11時52分、玄武洞のバス停で待っていると、ほぼ定刻通りにバスが来た。乗客は十名弱で余裕で座れた。途中の豊岡駅でそれなりの人数が乗り込んできたものの、立っている乗客はいない。ウォークマンで音楽を聴きながら、車窓を眺める。川沿いを走ったり、田んぼの中を走ったり、街中を走ったりと、わりとバリエーション豊かな車窓だ。玄武洞から1時間ほどバスの旅を楽しんでいたら出石に着いた。

時刻は13時前だ。とりあえず、出石のシンボルである辰鼓楼を見る。

辰鼓楼

辰鼓楼は、出石城大手門跡に明治初期に建てられた時計台である。

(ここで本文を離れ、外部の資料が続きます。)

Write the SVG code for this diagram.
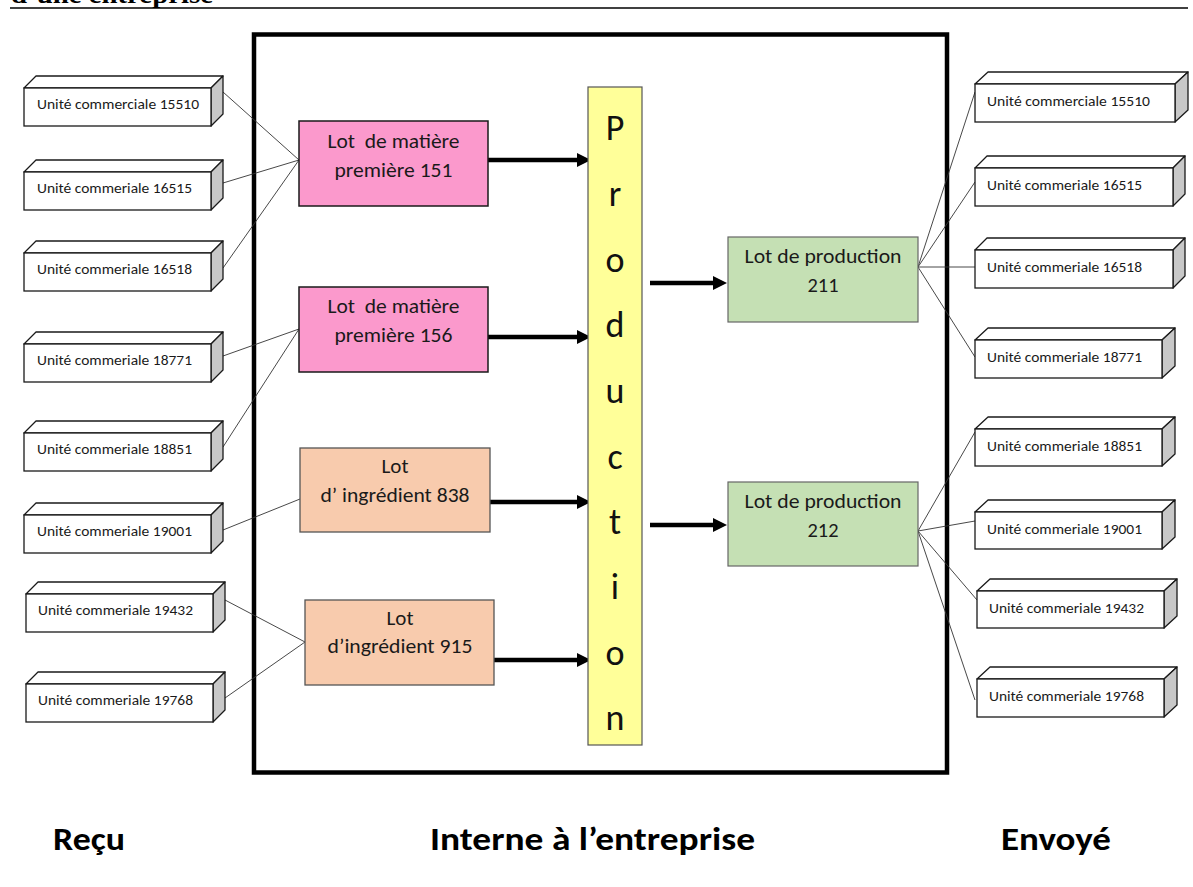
<svg xmlns="http://www.w3.org/2000/svg" width="1193" height="887" viewBox="0 0 1193 887">
<defs>
<style>
.top{fill:#ffffff;stroke:#1a1a1a;stroke-width:1.3;stroke-linejoin:round}
.side{fill:#c8c8c8;stroke:#1a1a1a;stroke-width:1.3;stroke-linejoin:round}
.front{fill:#ffffff;stroke:#1a1a1a;stroke-width:1.3}
.lbl{font-family:Carlito,Lato,"Liberation Sans",sans-serif;font-size:14px;fill:#1a1a1a}
.big{font-family:Carlito,Lato,"Liberation Sans",sans-serif;font-size:20px;fill:#1a1a1a;text-anchor:middle;white-space:pre}
.pink{fill:#fb99cc;stroke:#1a1a1a;stroke-width:1.5}
.orange{fill:#f8cbad;stroke:#555555;stroke-width:1.3}
.green{fill:#c5e0b4;stroke:#666666;stroke-width:1.2}
.link{stroke:#333333;stroke-width:0.9;fill:none}
.arrow{stroke:#000000;stroke-width:4.5;fill:none}
.prod{font-family:Carlito,Lato,"Liberation Sans",sans-serif;font-size:36px;fill:#111111;text-anchor:middle}
.foot{font-family:Carlito,Lato,"Liberation Sans",sans-serif;font-size:33px;font-weight:bold;fill:#000000}
</style>
<marker id="ah" markerUnits="userSpaceOnUse" markerWidth="16" markerHeight="16" refX="2" refY="8" orient="auto">
<path d="M0,1 L14,8 L0,15 z" fill="#000000"/>
</marker>
</defs>
<rect x="0" y="0" width="1193" height="887" fill="#ffffff"/>
<g id="header">
<text x="11" y="3" font-family="Liberation Serif,serif" font-weight="bold" font-size="26" textLength="202" lengthAdjust="spacingAndGlyphs">d’une entreprise</text>
<line x1="10" y1="8" x2="1188" y2="8" stroke="#000000" stroke-width="1.6"/>
</g>
<g id="enterprise">
<rect x="254" y="34.5" width="693" height="738" fill="none" stroke="#000000" stroke-width="4.5"/>
</g>
<g id="connectors">
<line class="link" x1="223" y1="92" x2="299" y2="160"/>
<line class="link" x1="223" y1="183" x2="299" y2="160"/>
<line class="link" x1="223" y1="268" x2="299" y2="160"/>
<line class="link" x1="223" y1="356" x2="299" y2="329"/>
<line class="link" x1="223" y1="447" x2="299" y2="329"/>
<line class="link" x1="223" y1="530" x2="300" y2="499"/>
<line class="link" x1="225" y1="600" x2="305" y2="642"/>
<line class="link" x1="225" y1="698" x2="305" y2="642"/>
<line class="link" x1="918" y1="267" x2="975" y2="92"/>
<line class="link" x1="918" y1="267" x2="975" y2="182"/>
<line class="link" x1="918" y1="267" x2="975" y2="267"/>
<line class="link" x1="918" y1="267" x2="975" y2="357"/>
<line class="link" x1="918" y1="531" x2="975" y2="432"/>
<line class="link" x1="918" y1="531" x2="975" y2="521"/>
<line class="link" x1="918" y1="531" x2="977" y2="600"/>
<line class="link" x1="918" y1="531" x2="975" y2="700"/>
<line class="arrow" x1="488" y1="160" x2="579" y2="160" marker-end="url(#ah)"/>
<line class="arrow" x1="488" y1="337" x2="579" y2="337" marker-end="url(#ah)"/>
<line class="arrow" x1="490" y1="502" x2="579" y2="502" marker-end="url(#ah)"/>
<line class="arrow" x1="494" y1="660" x2="579" y2="660" marker-end="url(#ah)"/>
<line class="arrow" x1="650" y1="283" x2="715" y2="283" marker-end="url(#ah)"/>
<line class="arrow" x1="650" y1="525" x2="715" y2="525" marker-end="url(#ah)"/>
</g>
<g id="recu-15510">
<polygon class="top" points="24,88 36,76 223,76 211,88"/>
<polygon class="side" points="211,88 223,76 223,114 211,126"/>
<rect class="front" x="24" y="88" width="187" height="38"/>
<text class="lbl" x="37" y="109" textLength="162" lengthAdjust="spacingAndGlyphs">Unité commerciale 15510</text>
</g>
<g id="recu-16515">
<polygon class="top" points="24,172 36,160 223,160 211,172"/>
<polygon class="side" points="211,172 223,160 223,198 211,210"/>
<rect class="front" x="24" y="172" width="187" height="38"/>
<text class="lbl" x="37" y="193" textLength="155" lengthAdjust="spacingAndGlyphs">Unité commeriale 16515</text>
</g>
<g id="recu-16518">
<polygon class="top" points="24,253 36,241 223,241 211,253"/>
<polygon class="side" points="211,253 223,241 223,279 211,291"/>
<rect class="front" x="24" y="253" width="187" height="38"/>
<text class="lbl" x="37" y="274" textLength="155" lengthAdjust="spacingAndGlyphs">Unité commeriale 16518</text>
</g>
<g id="recu-18771">
<polygon class="top" points="24,344 36,332 223,332 211,344"/>
<polygon class="side" points="211,344 223,332 223,370 211,382"/>
<rect class="front" x="24" y="344" width="187" height="38"/>
<text class="lbl" x="37" y="365" textLength="155" lengthAdjust="spacingAndGlyphs">Unité commeriale 18771</text>
</g>
<g id="recu-18851">
<polygon class="top" points="24,433 36,421 223,421 211,433"/>
<polygon class="side" points="211,433 223,421 223,459 211,471"/>
<rect class="front" x="24" y="433" width="187" height="38"/>
<text class="lbl" x="37" y="454" textLength="155" lengthAdjust="spacingAndGlyphs">Unité commeriale 18851</text>
</g>
<g id="recu-19001">
<polygon class="top" points="24,515 36,503 223,503 211,515"/>
<polygon class="side" points="211,515 223,503 223,541 211,553"/>
<rect class="front" x="24" y="515" width="187" height="38"/>
<text class="lbl" x="37" y="536" textLength="155" lengthAdjust="spacingAndGlyphs">Unité commeriale 19001</text>
</g>
<g id="recu-19432">
<polygon class="top" points="26,594 38,582 225,582 213,594"/>
<polygon class="side" points="213,594 225,582 225,620 213,632"/>
<rect class="front" x="26" y="594" width="187" height="38"/>
<text class="lbl" x="38" y="615" textLength="155" lengthAdjust="spacingAndGlyphs">Unité commeriale 19432</text>
</g>
<g id="recu-19768">
<polygon class="top" points="26,684 38,672 225,672 213,684"/>
<polygon class="side" points="213,684 225,672 225,710 213,722"/>
<rect class="front" x="26" y="684" width="187" height="38"/>
<text class="lbl" x="38" y="705" textLength="155" lengthAdjust="spacingAndGlyphs">Unité commeriale 19768</text>
</g>
<g id="lot-mp-151">
<rect class="pink" x="299" y="121" width="189" height="85"/>
<text class="big" x="393.5" y="148" textLength="132" lengthAdjust="spacingAndGlyphs">Lot  de matière</text>
<text class="big" x="393.5" y="177" textLength="118" lengthAdjust="spacingAndGlyphs">première 151</text>
</g>
<g id="lot-mp-156">
<rect class="pink" x="299" y="287" width="189" height="85"/>
<text class="big" x="393.5" y="313" textLength="132" lengthAdjust="spacingAndGlyphs">Lot  de matière</text>
<text class="big" x="393.5" y="342" textLength="118" lengthAdjust="spacingAndGlyphs">première 156</text>
</g>
<g id="lot-ing-838">
<rect class="orange" x="300" y="448" width="190" height="84"/>
<text class="big" x="395" y="473" textLength="27" lengthAdjust="spacingAndGlyphs">Lot</text>
<text class="big" x="395" y="502" textLength="149" lengthAdjust="spacingAndGlyphs">d’ ingrédient 838</text>
</g>
<g id="lot-ing-915">
<rect class="orange" x="305" y="600" width="189" height="85"/>
<text class="big" x="400" y="625" textLength="27" lengthAdjust="spacingAndGlyphs">Lot</text>
<text class="big" x="400" y="653" textLength="145" lengthAdjust="spacingAndGlyphs">d’ingrédient 915</text>
</g>
<g id="production">
<rect x="588" y="87" width="54" height="658" fill="#ffff99" stroke="#555555" stroke-width="1.2"/>
<text class="prod" x="615" y="140">P</text>
<text class="prod" x="615" y="206">r</text>
<text class="prod" x="615" y="272">o</text>
<text class="prod" x="615" y="337">d</text>
<text class="prod" x="615" y="403">u</text>
<text class="prod" x="615" y="469">c</text>
<text class="prod" x="615" y="534">t</text>
<text class="prod" x="615" y="599">i</text>
<text class="prod" x="615" y="665">o</text>
<text class="prod" x="615" y="730">n</text>
</g>
<g id="lot-prod-211">
<rect class="green" x="728" y="237" width="190" height="85"/>
<text class="big" x="823" y="263" textLength="157" lengthAdjust="spacingAndGlyphs">Lot de production</text>
<text class="big" x="823" y="292" textLength="31" lengthAdjust="spacingAndGlyphs">211</text>
</g>
<g id="lot-prod-212">
<rect class="green" x="728" y="482" width="190" height="84"/>
<text class="big" x="823" y="508" textLength="157" lengthAdjust="spacingAndGlyphs">Lot de production</text>
<text class="big" x="823" y="537" textLength="31" lengthAdjust="spacingAndGlyphs">212</text>
</g>
<g id="envoye-15510">
<polygon class="top" points="975,84 988,72 1188,72 1175,84"/>
<polygon class="side" points="1175,84 1188,72 1188,110 1175,122"/>
<rect class="front" x="975" y="84" width="200" height="38"/>
<text class="lbl" x="987" y="106" textLength="163" lengthAdjust="spacingAndGlyphs">Unité commerciale 15510</text>
</g>
<g id="envoye-16515">
<polygon class="top" points="975,168 987,156 1185,156 1173,168"/>
<polygon class="side" points="1173,168 1185,156 1185,194 1173,206"/>
<rect class="front" x="975" y="168" width="198" height="38"/>
<text class="lbl" x="987" y="190" textLength="155" lengthAdjust="spacingAndGlyphs">Unité commeriale 16515</text>
</g>
<g id="envoye-16518">
<polygon class="top" points="975,250 987,238 1185,238 1173,250"/>
<polygon class="side" points="1173,250 1185,238 1185,276 1173,288"/>
<rect class="front" x="975" y="250" width="198" height="38"/>
<text class="lbl" x="987" y="272" textLength="155" lengthAdjust="spacingAndGlyphs">Unité commeriale 16518</text>
</g>
<g id="envoye-18771">
<polygon class="top" points="975,340 988,328 1175,328 1162,340"/>
<polygon class="side" points="1162,340 1175,328 1175,366 1162,378"/>
<rect class="front" x="975" y="340" width="187" height="38"/>
<text class="lbl" x="987" y="362" textLength="155" lengthAdjust="spacingAndGlyphs">Unité commeriale 18771</text>
</g>
<g id="envoye-18851">
<polygon class="top" points="975,429 988,417 1175,417 1162,429"/>
<polygon class="side" points="1162,429 1175,417 1175,454 1162,466"/>
<rect class="front" x="975" y="429" width="187" height="37"/>
<text class="lbl" x="987" y="451" textLength="155" lengthAdjust="spacingAndGlyphs">Unité commeriale 18851</text>
</g>
<g id="envoye-19001">
<polygon class="top" points="975,512 988,500 1175,500 1162,512"/>
<polygon class="side" points="1162,512 1175,500 1175,537 1162,549"/>
<rect class="front" x="975" y="512" width="187" height="37"/>
<text class="lbl" x="987" y="534" textLength="155" lengthAdjust="spacingAndGlyphs">Unité commeriale 19001</text>
</g>
<g id="envoye-19432">
<polygon class="top" points="977,591 990,579 1177,579 1164,591"/>
<polygon class="side" points="1164,591 1177,579 1177,616 1164,628"/>
<rect class="front" x="977" y="591" width="187" height="37"/>
<text class="lbl" x="989" y="613" textLength="155" lengthAdjust="spacingAndGlyphs">Unité commeriale 19432</text>
</g>
<g id="envoye-19768">
<polygon class="top" points="977,679 990,667 1177,667 1164,679"/>
<polygon class="side" points="1164,679 1177,667 1177,705 1164,717"/>
<rect class="front" x="977" y="679" width="187" height="38"/>
<text class="lbl" x="989" y="701" textLength="155" lengthAdjust="spacingAndGlyphs">Unité commeriale 19768</text>
</g>
<g id="footer">
<text class="foot" x="53" y="850" textLength="72" lengthAdjust="spacingAndGlyphs">Reçu</text>
<text class="foot" x="430" y="850" textLength="325" lengthAdjust="spacingAndGlyphs">Interne à l’entreprise</text>
<text class="foot" x="1001" y="850" textLength="110" lengthAdjust="spacingAndGlyphs">Envoyé</text>
</g>
</svg>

札幌時計台が作られた年と同じ年に時計台として使われ始めたらしく、日本最古級の時計台と言える。
フォトジェニックな写真を撮ろうとしていると太鼓の音が聞こえてきた。時刻は13時だ。どうも一日何回か、このように時を報せているらしい。

引き続き街をふらふらしていると、あちこちに「そば」の看板が見える。出石そばは、出石藩に信州上田から移封された仙石氏が持ち込んで発展させた文化だという。出石そばはざるではなく、皿そばといって透き通った白い出石焼の皿5つほどにそばを盛り付け、いただくスタイルだ。

出石そば

朝食のせいか、そこまで腹は減っていなかったものの「せっかくだから」と「そばならいける」という理由で、いただくことにした。
4月ながら、よく晴れて少し暑いくらいの日だったので、冷たいそばがありがたかった。そばの善し悪しが分かるほどの見識はないが、かつおのよく効いたつゆでいただくそばはとても美味しい。そば湯も含め、じっくり楽しませてもらった。(適当に入った店だったが、有名店だったらしい)

皿そばをいただいた田中屋さん


そば屋を後にして、腹ごなしに今度は出石城を散策する。

出石城跡

出石城は、戦国期に但馬地域を拠点としていた山名祐豊が有子山に城を築いたことに始まる。まもなく、織田信長による侵攻を受け山名氏の但馬支配は終わったものの、江戸時代にはこの有子山の麓に城が築かれ、出石藩の政庁・出石城となった。
明治の世になって城の建物はすべて破却されたが、当時の石垣が残っている。なお、昭和になってからは櫓、平成になってからも門が再建されている。
また、城の最も高い部分は稲荷曲輪と呼ばれお稲荷さんが祀ってあるため登城ルートにはたくさんの赤い鳥居が立っている。

伏見稲荷大社のような鳥居群

稲荷曲輪からは出石の街が見渡せた。